══ GIVEN INFORMATION
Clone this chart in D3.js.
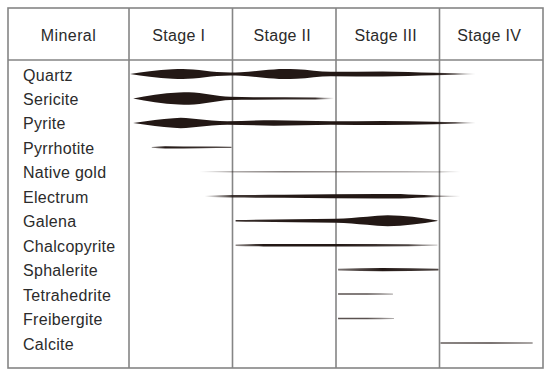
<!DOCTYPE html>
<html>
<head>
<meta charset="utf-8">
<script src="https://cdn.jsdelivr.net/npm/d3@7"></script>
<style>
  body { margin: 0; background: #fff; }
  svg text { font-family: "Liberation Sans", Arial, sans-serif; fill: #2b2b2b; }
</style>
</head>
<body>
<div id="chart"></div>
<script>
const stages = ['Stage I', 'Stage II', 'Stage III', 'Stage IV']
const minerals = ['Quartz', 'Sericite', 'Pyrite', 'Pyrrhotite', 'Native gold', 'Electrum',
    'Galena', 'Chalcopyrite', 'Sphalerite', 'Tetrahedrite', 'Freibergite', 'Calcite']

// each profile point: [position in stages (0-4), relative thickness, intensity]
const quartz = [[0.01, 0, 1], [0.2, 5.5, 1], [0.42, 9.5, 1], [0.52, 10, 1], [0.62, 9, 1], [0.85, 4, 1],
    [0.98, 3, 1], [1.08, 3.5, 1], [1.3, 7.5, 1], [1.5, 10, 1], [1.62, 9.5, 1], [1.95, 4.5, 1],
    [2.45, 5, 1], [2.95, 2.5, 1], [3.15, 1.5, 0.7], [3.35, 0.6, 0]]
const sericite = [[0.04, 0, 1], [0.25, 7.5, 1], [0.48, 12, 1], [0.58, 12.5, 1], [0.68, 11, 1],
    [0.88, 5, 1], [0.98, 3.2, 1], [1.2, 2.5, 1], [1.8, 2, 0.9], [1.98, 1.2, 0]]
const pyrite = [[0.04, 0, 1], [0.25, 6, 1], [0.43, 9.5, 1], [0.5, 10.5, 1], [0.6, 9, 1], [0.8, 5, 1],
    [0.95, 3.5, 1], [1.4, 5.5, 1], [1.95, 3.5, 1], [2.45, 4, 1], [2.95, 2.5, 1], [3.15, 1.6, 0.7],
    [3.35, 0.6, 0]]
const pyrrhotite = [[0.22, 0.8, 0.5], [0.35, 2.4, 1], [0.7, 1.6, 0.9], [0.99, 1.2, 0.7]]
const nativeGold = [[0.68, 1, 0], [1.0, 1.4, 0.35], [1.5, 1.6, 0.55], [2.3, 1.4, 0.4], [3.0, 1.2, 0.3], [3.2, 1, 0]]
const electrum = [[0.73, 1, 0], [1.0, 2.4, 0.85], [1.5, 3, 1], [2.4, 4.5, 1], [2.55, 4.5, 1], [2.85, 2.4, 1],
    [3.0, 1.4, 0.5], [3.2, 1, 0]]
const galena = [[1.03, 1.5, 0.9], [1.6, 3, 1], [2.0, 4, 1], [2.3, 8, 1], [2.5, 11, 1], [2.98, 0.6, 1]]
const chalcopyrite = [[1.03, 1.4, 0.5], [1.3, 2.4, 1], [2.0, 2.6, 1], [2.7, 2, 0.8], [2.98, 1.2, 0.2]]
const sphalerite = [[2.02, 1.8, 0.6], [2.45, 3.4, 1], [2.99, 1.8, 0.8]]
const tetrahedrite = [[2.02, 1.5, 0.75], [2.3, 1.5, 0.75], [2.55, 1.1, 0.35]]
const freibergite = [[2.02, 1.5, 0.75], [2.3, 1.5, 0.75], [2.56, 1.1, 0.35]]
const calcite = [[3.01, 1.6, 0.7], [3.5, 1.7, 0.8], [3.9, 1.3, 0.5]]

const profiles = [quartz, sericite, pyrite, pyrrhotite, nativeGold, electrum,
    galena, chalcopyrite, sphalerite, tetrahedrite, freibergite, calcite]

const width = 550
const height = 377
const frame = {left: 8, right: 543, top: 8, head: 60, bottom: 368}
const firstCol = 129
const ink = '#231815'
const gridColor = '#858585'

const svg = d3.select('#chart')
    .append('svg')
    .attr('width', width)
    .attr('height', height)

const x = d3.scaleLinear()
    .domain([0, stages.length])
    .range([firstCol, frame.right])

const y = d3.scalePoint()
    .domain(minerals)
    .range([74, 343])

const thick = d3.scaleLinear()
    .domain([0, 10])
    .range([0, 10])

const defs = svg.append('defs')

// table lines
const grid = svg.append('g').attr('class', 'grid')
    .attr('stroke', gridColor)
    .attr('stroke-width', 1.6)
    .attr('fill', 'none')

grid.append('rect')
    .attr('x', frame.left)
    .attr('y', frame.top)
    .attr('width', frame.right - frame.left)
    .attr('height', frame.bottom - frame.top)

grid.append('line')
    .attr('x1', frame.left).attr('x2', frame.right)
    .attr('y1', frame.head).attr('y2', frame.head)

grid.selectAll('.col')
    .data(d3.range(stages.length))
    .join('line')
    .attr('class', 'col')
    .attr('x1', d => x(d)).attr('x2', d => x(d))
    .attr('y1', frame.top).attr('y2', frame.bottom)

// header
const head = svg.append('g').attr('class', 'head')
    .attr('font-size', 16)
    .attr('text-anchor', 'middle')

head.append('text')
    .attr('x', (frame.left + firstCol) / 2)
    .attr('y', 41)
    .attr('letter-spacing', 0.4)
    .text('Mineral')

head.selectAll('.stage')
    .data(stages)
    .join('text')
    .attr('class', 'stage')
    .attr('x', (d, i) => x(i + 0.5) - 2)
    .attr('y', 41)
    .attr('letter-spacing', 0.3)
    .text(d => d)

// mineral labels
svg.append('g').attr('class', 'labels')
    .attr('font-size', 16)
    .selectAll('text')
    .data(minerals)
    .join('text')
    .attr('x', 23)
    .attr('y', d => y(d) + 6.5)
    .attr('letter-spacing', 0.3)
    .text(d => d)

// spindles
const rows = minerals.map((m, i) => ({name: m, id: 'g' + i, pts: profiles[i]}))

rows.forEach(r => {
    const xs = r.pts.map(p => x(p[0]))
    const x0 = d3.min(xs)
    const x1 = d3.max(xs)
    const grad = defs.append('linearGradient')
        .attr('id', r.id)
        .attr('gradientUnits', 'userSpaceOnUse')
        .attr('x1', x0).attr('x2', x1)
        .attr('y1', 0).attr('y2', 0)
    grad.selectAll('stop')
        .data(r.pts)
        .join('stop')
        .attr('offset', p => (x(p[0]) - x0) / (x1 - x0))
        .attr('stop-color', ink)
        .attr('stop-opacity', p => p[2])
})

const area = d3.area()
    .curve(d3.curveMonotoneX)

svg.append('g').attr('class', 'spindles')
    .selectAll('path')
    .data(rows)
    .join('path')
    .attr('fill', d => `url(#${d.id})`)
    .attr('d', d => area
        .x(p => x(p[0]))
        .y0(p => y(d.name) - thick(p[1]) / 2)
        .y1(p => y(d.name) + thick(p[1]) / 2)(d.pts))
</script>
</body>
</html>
════
══ GIVEN INFORMATION
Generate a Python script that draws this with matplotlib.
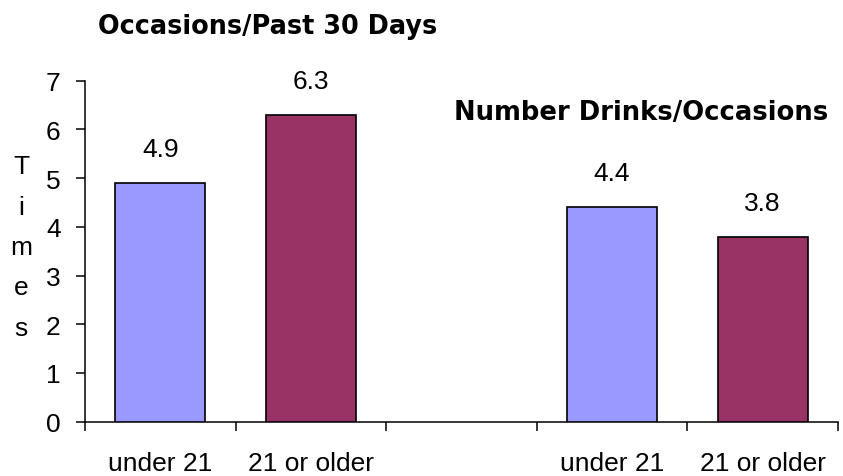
════
» YOUR TASK: How many lines of the entries above hold the string "this"? Reply with the number alone.

» ANSWER: 2